Peter Rohner a un lien particulier avec l’Ukraine. Sa femme en est originaire, et sa fille y était au moment où Vladimir Poutine a lancé l’agression russe. L’homme de 56 ans n’a pas hésité à accueillir chez lui trois réfugiés du pays, principalement des connaissances de sa femme. Plus tard, sa fille a également pu fuir l’Ukraine et se réfugier chez son père.
«Je voulais aider», assure le Lucernois à Blick. Mais même animé de toute la bonne volonté du monde, Peter Rohner a été contraint de renvoyer les trois réfugiés qu’il avait initialement accueillis en plus de sa fille. Ce n’est pas le manque de temps ou d’énergie qui l’a poussé à cette décision, mais tout bonnement le manque d’argent. Le Lucernois n’a pas pu avoir accès aux aides du canton, et a dû prendre cette difficile décision.
Un problème de contrat locatif
Peter Rohner serait bien incapable de chiffrer les dépenses représentées par l’accueil des trois réfugiés. Même s’il pouvait, il ne le voudrait pas. Le fait est que le Lucernois n’a pas reçu un centime des 1500 francs mensuels que la Confédération alloue aux cantons pour soutenir les familles d’accueil. «Il ne s’agit pas pour moi de m’enrichir», martèle le père de famille. Mais difficile d’aider son prochain sans moyens. «On se sent floué», déplore le bienfaiteur.

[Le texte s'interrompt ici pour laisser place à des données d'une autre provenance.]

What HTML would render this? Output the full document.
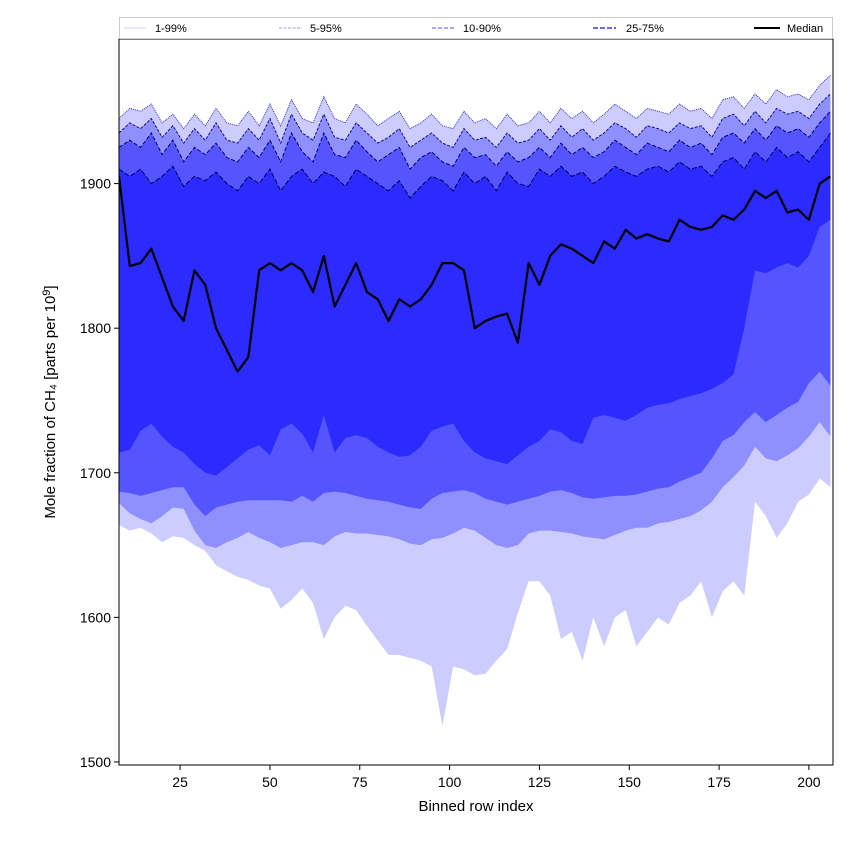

Le cœur du problème est une question de contrat locatif. Peter Rohner est locataire de son logement. Pour obtenir une aide du canton, il faut pouvoir fournir un contrat de location ou de sous-location pour les réfugiés accueillis. «Les hôtes reçoivent ainsi un loyer conforme au marché. Le montant est payé par la personne à protéger elle-même ou par le biais de l’aide sociale», explique à Blick Silvia Bolliger, directrice du Service asile et réfugiés du canton de Lucerne. Seulement voilà: le bailleur de Peter Rohner n’a pas voulu établir un contrat de sous-location. Les Ukrainiens ont donc dû partir.
Silvia Bolliger assure ne pas avoir eu connaissance de cas où des particuliers ont dû mettre à la porte des réfugiés faute de soutien financier de la part de l’État. Elle mentionne plutôt des cas où les hôtes ou les réfugiés ne veulent ou ne peuvent plus vivre ensemble. Une situation dont les causes peuvent être très diverses.
Un peu moins de 30’000 statuts S alloués en Suisse
Lucerne n’est pas le seul canton à ne pas indemniser directement les particuliers qui accueillent des réfugiés. Appenzell Rhodes-Intérieures procède de la même manière, par exemple.
D’autres appliquent toutefois une politique différente. En Argovie, Peter Rohner recevrait 1080 francs pour l’accueil d’une famille de quatre personnes, et ce, sans avoir à présenter de contrat de sous-location. Dans le canton de Schwytz, il recevrait même 1156 francs. À Schaffhouse, encore 400 francs. Chaque canton gère la situation à sa manière. À Zurich, Saint-Gall et en Thurgovie, le montant de l’indemnité est laissé à l’appréciation des communes. C’est un véritable patchwork de mesures.
Jusqu’à mardi, 29’500 réfugiés d’Ukraine ont été enregistrés en Suisse. Parmi eux, 25’235 ont obtenu le statut de protection S, comme l’a indiqué le Secrétariat d’État aux migrations.
Selon les données du Haut Commissariat des Nations Unies pour les réfugiés et les chiffres des pays d’accueil, 4,6 millions de personnes ont fui l'Ukraine depuis l’invasion russe le 24 février, et 7,3 millions d’autres ont été déplacées à l’intérieur du pays.